One of my friends in the picture in the last post returned from Dublin two years ago, after living there for more than 20 years, to take care of her parents, both over 90.
Her father, prone to frequent falls, moved into a retirement home; she visits daily. L. and her mother live in the family home.
Her mother, P., is 95, clear-minded and still eager to engage the world. (She can legally drive, but it's fraught.) They head to country inns, theatre festivals, visit P.'s beloved Algonquin Park, where she canoed at 92, nourished by the familiar natural beauty.
They have always deeply enjoyed one another's company and have little of the reflexive friction so many of my friends feel (and I had) towards one's mother.
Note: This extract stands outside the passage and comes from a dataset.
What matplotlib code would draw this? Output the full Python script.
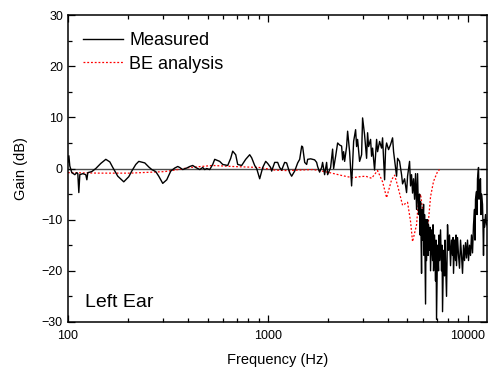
import matplotlib
matplotlib.use("Agg")
import matplotlib.pyplot as plt
from matplotlib.ticker import FixedLocator, MultipleLocator, NullFormatter, LogLocator

plt.rcParams["font.family"] = ["Liberation Sans", "DejaVu Sans"]

# measured response, frequency (Hz) and gain (dB)
measured_freq = [
    100, 101.2, 102.3, 104.7, 108.4, 110.9, 112.2, 113.5, 114.8, 118.9,
    123.0, 124.5, 125.9, 131.8, 138.0, 146.2, 154.9, 162.2, 167.9, 177.8,
    190.5, 201.8, 208.9, 218.8, 226.5, 242.7, 254.2, 263.0, 275.4, 285.1,
    298.5, 312.6, 327.3, 342.8, 354.8, 363.1, 375.8, 393.5, 407.4, 421.7,
    436.5, 457.1, 473.2, 484.2, 495.5, 512.9, 530.9, 543.3, 575.4, 595.6,
    631.0, 653.1, 668.4, 691.9, 707.9, 741.2, 776.2, 812.8, 831.7, 861.0,
    881.0, 912.1, 944.2, 977.3, 1000, 1035, 1047, 1084, 1122, 1148,
    1175, 1216, 1244, 1288, 1318, 1365, 1413, 1446, 1480, 1497,
    1532, 1567, 1585, 1641, 1679, 1718, 1758, 1778, 1819, 1862,
    1883, 1927, 1972, 1995, 2065, 2113, 2138, 2188, 2239, 2291,
    2344, 2372, 2399, 2427, 2483, 2512, 2570, 2630, 2661, 2692,
    2754, 2786, 2818, 2884, 2951, 2985, 3054, 3126, 3162, 3199,
    3273, 3311, 3350, 3427, 3508, 3548, 3631, 3715, 3758, 3846,
    3890, 3936, 4027, 4121, 4217, 4266, 4315, 4416, 4467, 4571,
    4677, 4732, 4842, 4955, 5012, 5129, 5188, 5248, 5309, 5370,
    5433, 5495, 5559, 5623, 5689, 5754, 5788, 5821, 5888, 5922,
    5957, 6026, 6061, 6095, 6166, 6202, 6237, 6310, 6346, 6383,
    6457, 6494, 6531, 6607, 6683, 6722, 6761, 6839, 6918, 6958,
    6998, 7079, 7161, 7202, 7244, 7328, 7413, 7456, 7499, 7586,
    7674, 7718, 7762, 7852, 7943, 8035, 8128, 8222, 8318, 8414,
    8463, 8511, 8610, 8710, 8760, 8810, 8913, 9016, 9120, 9226,
    9333, 9441, 9550, 9661, 9772, 9886, 10000, 10116, 10233, 10351,
    10471, 10593, 10715, 10839, 10902, 10965, 11092, 11156, 11220, 11350,
    11416, 11482, 11615, 11682, 11749, 11885, 11954, 12023, 12092, 12162,
    12303, 12445,
]
measured_gain = [
    1.2, 2.5, 0.5, -0.8, -1.2, -0.8, -1.0, -4.7, -1.2, -1.0,
    -1.2, -2.2, -0.8, -0.6, 0.0, 1.0, 1.8, 1.3, 0.2, -1.5,
    -2.6, -1.6, -0.5, 0.8, 1.4, 1.1, 0.3, -0.2, -0.6, -1.5,
    -2.9, -2.2, -0.5, 0.1, 0.4, 0.2, -0.2, 0.1, 0.4, 0.6,
    0.2, -0.2, 0.2, -0.2, 0.0, -0.2, 0.8, 1.8, 1.4, 0.8,
    0.6, 2.0, 3.4, 2.7, 0.8, 0.6, 1.8, 2.7, 2.1, 0.6,
    0.0, -2.0, 0.2, 1.4, 1.0, 0.2, -0.5, 1.2, 1.2, 0.2,
    -0.3, 1.2, 1.1, -0.8, -1.5, -0.5, 1.1, 1.8, 4.4, 4.2,
    1.2, 0.8, 1.8, 1.9, 1.8, 1.7, 1.2, 0.4, -0.7, 0.2,
    1.2, -1.2, 1.2, -1.2, 0.2, 3.8, 0.0, 2.4, 5.0, 4.6,
    4.4, 1.7, 3.3, 1.4, 4.3, 7.3, 3.3, -3.4, 1.2, 5.3,
    7.6, 4.3, 5.7, 1.4, 2.7, 9.9, 6.6, 2.0, 7.0, 4.3,
    5.7, 2.4, 4.0, -0.3, 5.7, 3.3, 5.3, 4.0, 6.0, -2.2,
    3.7, 5.0, 3.7, 4.7, 6.0, 3.3, 1.7, -1.5, 2.0, 1.4,
    -1.2, -3.0, -2.0, -4.7, -1.5, 1.4, -3.4, -1.2, -4.8, -2.0,
    -6.0, -1.0, -8.0, -1.0, -9.0, -5.0, -13.0, -6.5, -20.5, -8.0,
    -14.0, -7.0, -17.0, -9.0, -26.5, -10.0, -18.0, -10.0, -17.0, -11.0,
    -16.0, -11.5, -20.0, -12.0, -18.0, -11.0, -20.0, -13.0, -22.0, -14.0,
    -29.5, -15.0, -20.0, -13.0, -18.0, -12.0, -20.0, -15.0, -28.0, -16.0,
    -21.0, -14.0, -18.0, -25.0, -11.0, -16.0, -13.0, -19.0, -14.0, -17.0,
    -13.5, -20.5, -14.0, -18.0, -13.0, -19.0, -13.5, -17.0, -19.5, -14.0,
    -17.0, -20.5, -15.0, -18.0, -14.5, -17.5, -14.0, -18.0, -15.0, -17.0,
    -13.0, -16.5, -11.0, -8.0, -14.0, -6.0, -4.5, -9.0, -2.0, 0.2,
    -6.0, -3.0, -2.0, -9.0, -5.0, -7.0, -11.0, -17.0, -10.0, -11.5,
    -9.0, -11.0,
]

# boundary element prediction
be_freq = [
    100, 144.5, 204.2, 305.4, 342.8, 407.4, 530.9, 668.4, 912.1, 1084,
    1244, 1446, 1679, 1819, 2042, 2372, 2661, 2884, 3090, 3311,
    3548, 3758, 3936, 4169, 4315, 4467, 4732, 5012, 5188, 5309,
    5559, 5689, 5821, 5957, 6095, 6237, 6383, 6531, 6761, 7079,
    7244,
]
be_gain = [
    -0.8, -0.9, -0.9, -0.6, -0.3, 0.2, 0.6, 0.4, 0.2, -0.3,
    -0.4, -0.3, -0.2, -0.4, -0.8, -1.4, -1.8, -1.6, -1.5, -1.9,
    -0.4, -2.6, -5.7, -2.2, -1.3, -3.3, -7.2, -6.6, -10.4, -14.3,
    -11.0, -6.0, -5.0, -8.0, -12.0, -15.5, -10.0, -5.5, -2.5, -0.6,
    -0.2,
]

x_ticks = [100, 1000, 10000]
x_tick_labels = ["100", "1000", "10000"]
y_ticks = [-30, -20, -10, 0, 10, 20, 30]


def main():
    fig = plt.figure(figsize=(4.88, 3.70), dpi=100)
    ax = fig.add_axes([0.139, 0.130, 0.858, 0.829])

    ax.axhline(0, color="0.3", linewidth=1.0, zorder=1)
    ax.plot(measured_freq, measured_gain, color="black", linewidth=1.0,
            label="Measured", zorder=3)
    ax.plot(be_freq, be_gain, color="red", linestyle=(0, (1.5, 1.5)),
            linewidth=0.9, label="BE analysis", zorder=2)

    ax.set_xscale("log")
    ax.set_xlim(100, 12450)
    ax.set_ylim(-30, 30)
    ax.xaxis.set_major_locator(FixedLocator(x_ticks))
    ax.set_xticklabels(x_tick_labels)
    ax.xaxis.set_minor_locator(LogLocator(base=10, subs=range(2, 10)))
    ax.xaxis.set_minor_formatter(NullFormatter())
    ax.set_yticks(y_ticks)
    ax.yaxis.set_minor_locator(MultipleLocator(5))

    ax.tick_params(which="both", direction="in", top=True, right=True,
                   labelsize=9, width=0.9)
    ax.tick_params(which="major", length=5)
    ax.tick_params(axis="x", which="major", pad=6)
    ax.tick_params(which="minor", length=3)
    for spine in ax.spines.values():
        spine.set_linewidth(1.1)

    ax.set_xlabel("Frequency (Hz)", fontsize=10.5, labelpad=8)
    ax.set_ylabel("Gain (dB)", fontsize=10.5, labelpad=10)

    ax.legend(loc="upper left", frameon=False, fontsize=13,
              handlelength=2.2, handletextpad=0.35, labelspacing=0.35,
              borderaxespad=0.0, bbox_to_anchor=(0.02, 0.968))
    ax.text(0.04, 0.05, "Left Ear", transform=ax.transAxes, fontsize=14)

    fig.savefig("out.png", dpi=100)


if __name__ == "__main__":
    main()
(Years ago another friend turned up at my door with her tiny, furious mother in tow. She'd spent the morning trying to buy her a winter coat. "YOU take her", she hissed. After a restorative lunch (with martinis) in the department store dining room, we found a chic cobalt blue topper that she loved. She was sweet as churned honey with me, as I expected.)
L. is single, childless (which simplified her return), incandescently intelligent, wildly funny, and a fearless straight-shooter. Doesn't complain about the friends, work, cottage and world she put on hold to return.
She will say she misses them, and expects to once again spend time in own home. But for now she's assuaging her mother's loneliness and boredom, and listening to her father's stories.
Every woman friend is dealing with elder care- either her own parents, in-laws, or extended family, some with L.'s grace and goodwill, others with resignation, resentment, worry.
Years ago many of us were consumed with childcare, exhausted and anxious about how we were shaping those little lives.
Now we are at a bedside again, combing hair, urging someone to eat, visiting a doctor, but it's so different at the other end of life. I felt far more emotional turbulence in the last years with my mother, flaring irritation and tenderness intertwined.
When our children are small we look at the stars with them and think, what will your future bring? We look at the stars with our very old parents and think, I hope there is a heaven for you, whatever form it takes.